Exercise directions — Leave out all pictures and give back precisely the lines from the line with "Convert this chart to D3.js code." to the line with "d3.scaleLinear().domain([7000, 9000]).range([yBottom, yTop]);", including those two lines.

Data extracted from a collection
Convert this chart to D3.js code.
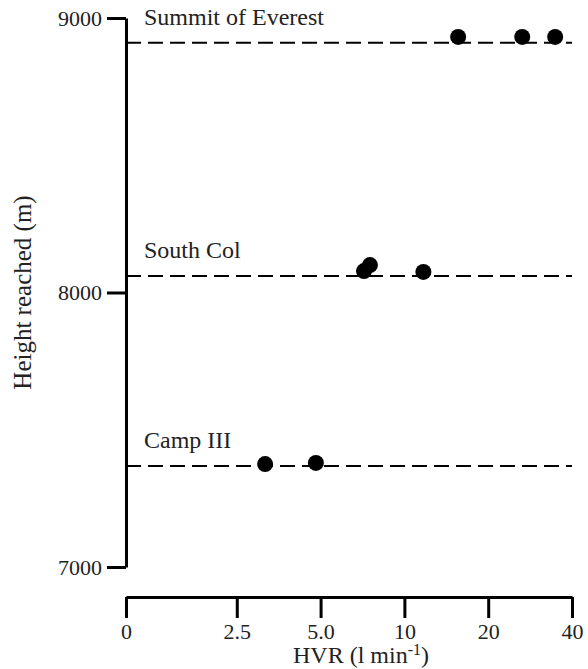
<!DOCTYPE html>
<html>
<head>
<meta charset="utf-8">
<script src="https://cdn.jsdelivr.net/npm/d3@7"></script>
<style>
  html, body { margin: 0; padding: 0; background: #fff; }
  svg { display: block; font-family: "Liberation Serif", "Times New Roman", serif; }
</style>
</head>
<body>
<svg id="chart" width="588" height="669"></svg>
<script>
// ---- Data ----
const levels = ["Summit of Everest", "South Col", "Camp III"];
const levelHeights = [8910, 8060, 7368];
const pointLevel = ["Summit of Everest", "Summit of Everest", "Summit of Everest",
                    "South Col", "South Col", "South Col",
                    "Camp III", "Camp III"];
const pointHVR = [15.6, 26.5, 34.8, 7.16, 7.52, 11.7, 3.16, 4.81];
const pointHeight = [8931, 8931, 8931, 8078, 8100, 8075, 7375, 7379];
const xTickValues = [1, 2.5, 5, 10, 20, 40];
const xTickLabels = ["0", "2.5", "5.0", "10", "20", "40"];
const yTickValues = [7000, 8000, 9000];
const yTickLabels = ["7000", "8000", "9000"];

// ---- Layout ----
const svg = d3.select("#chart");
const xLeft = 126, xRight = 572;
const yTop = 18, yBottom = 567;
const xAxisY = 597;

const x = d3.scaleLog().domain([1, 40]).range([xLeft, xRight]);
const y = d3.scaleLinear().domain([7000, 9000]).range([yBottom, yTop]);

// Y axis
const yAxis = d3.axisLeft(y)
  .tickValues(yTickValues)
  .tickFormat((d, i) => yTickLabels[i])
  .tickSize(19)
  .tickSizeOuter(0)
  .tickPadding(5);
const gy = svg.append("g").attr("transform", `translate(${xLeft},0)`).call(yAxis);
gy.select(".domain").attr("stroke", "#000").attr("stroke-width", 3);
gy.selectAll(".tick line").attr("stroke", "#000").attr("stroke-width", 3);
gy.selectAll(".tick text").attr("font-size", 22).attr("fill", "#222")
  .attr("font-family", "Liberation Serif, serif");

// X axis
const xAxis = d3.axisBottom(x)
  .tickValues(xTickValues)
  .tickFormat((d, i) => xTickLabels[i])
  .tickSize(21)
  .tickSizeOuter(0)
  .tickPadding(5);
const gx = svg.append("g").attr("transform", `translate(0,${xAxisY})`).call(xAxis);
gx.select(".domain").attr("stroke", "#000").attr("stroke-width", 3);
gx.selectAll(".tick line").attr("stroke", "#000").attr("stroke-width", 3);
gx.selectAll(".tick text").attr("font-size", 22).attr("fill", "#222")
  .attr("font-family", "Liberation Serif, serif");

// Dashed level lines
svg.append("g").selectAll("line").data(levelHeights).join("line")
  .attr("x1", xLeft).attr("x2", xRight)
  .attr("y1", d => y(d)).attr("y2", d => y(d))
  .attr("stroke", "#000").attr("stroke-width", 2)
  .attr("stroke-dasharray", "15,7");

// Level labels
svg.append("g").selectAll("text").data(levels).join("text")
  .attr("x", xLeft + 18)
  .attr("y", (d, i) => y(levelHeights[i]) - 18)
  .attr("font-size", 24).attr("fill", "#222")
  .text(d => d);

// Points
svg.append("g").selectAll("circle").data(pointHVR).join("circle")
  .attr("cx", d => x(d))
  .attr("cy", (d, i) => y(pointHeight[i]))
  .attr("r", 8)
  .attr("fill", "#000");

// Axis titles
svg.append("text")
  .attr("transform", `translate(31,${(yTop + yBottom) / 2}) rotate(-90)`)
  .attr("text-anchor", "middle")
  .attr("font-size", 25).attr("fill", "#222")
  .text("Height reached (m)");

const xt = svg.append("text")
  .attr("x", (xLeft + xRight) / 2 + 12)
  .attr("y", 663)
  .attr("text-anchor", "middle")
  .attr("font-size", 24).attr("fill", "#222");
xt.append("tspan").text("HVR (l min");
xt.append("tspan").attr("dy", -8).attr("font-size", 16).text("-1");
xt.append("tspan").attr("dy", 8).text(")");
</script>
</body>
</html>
* * *
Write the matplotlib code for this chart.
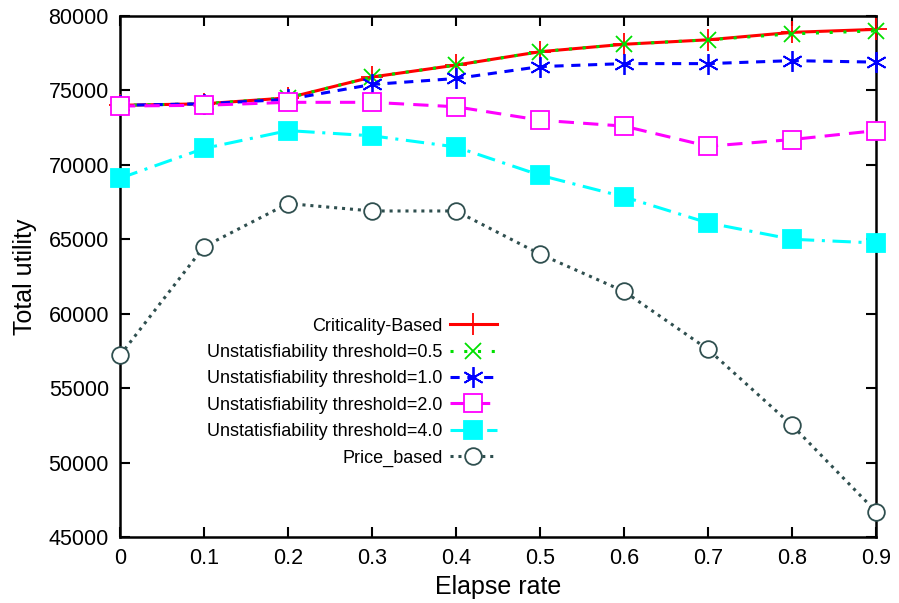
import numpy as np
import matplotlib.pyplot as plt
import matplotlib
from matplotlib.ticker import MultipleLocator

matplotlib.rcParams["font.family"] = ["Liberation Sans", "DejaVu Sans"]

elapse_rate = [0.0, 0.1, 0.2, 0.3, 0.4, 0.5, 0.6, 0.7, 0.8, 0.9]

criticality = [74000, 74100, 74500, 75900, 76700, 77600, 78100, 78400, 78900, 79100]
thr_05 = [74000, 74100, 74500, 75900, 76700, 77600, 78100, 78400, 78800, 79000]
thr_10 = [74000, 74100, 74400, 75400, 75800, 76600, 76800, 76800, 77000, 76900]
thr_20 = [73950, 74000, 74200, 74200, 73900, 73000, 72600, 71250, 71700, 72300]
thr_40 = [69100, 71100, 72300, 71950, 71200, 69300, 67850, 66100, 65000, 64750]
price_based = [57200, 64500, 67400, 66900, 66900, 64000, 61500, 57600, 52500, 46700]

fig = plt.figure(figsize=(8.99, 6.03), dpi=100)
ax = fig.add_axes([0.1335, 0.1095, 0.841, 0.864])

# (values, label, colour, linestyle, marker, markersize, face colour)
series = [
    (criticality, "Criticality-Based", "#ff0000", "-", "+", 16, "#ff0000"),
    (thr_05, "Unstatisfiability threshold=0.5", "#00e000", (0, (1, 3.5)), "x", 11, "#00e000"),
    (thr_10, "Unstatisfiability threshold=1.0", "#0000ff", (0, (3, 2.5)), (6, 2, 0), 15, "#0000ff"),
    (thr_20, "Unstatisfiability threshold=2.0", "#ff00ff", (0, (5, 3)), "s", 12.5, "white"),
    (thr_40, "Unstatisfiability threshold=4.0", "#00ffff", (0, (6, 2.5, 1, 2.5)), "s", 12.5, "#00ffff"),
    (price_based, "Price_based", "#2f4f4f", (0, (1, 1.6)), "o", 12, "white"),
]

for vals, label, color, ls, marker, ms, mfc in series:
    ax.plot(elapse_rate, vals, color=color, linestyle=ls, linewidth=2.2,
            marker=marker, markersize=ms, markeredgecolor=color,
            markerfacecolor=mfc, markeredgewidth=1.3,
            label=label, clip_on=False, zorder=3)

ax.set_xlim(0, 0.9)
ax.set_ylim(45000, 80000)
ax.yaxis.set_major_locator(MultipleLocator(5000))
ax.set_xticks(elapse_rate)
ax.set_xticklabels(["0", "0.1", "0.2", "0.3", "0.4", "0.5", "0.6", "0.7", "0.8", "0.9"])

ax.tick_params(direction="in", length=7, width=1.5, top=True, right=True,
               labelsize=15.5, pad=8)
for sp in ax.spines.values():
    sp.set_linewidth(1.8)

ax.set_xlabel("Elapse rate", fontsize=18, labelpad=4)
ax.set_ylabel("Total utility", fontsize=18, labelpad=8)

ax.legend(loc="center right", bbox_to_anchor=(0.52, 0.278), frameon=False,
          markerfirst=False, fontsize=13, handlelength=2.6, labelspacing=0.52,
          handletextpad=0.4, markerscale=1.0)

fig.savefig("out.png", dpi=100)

The result —
Convert this chart to D3.js code.
<!DOCTYPE html>
<html>
<head>
<meta charset="utf-8">
<script src="https://cdn.jsdelivr.net/npm/d3@7"></script>
<style>
  html, body { margin: 0; padding: 0; background: #fff; }
  svg { display: block; font-family: "Liberation Serif", "Times New Roman", serif; }
</style>
</head>
<body>
<svg id="chart" width="588" height="669"></svg>
<script>
// ---- Data ----
const levels = ["Summit of Everest", "South Col", "Camp III"];
const levelHeights = [8910, 8060, 7368];
const pointLevel = ["Summit of Everest", "Summit of Everest", "Summit of Everest",
                    "South Col", "South Col", "South Col",
                    "Camp III", "Camp III"];
const pointHVR = [15.6, 26.5, 34.8, 7.16, 7.52, 11.7, 3.16, 4.81];
const pointHeight = [8931, 8931, 8931, 8078, 8100, 8075, 7375, 7379];
const xTickValues = [1, 2.5, 5, 10, 20, 40];
const xTickLabels = ["0", "2.5", "5.0", "10", "20", "40"];
const yTickValues = [7000, 8000, 9000];
const yTickLabels = ["7000", "8000", "9000"];

// ---- Layout ----
const svg = d3.select("#chart");
const xLeft = 126, xRight = 572;
const yTop = 18, yBottom = 567;
const xAxisY = 597;

const x = d3.scaleLog().domain([1, 40]).range([xLeft, xRight]);
const y = d3.scaleLinear().domain([7000, 9000]).range([yBottom, yTop]);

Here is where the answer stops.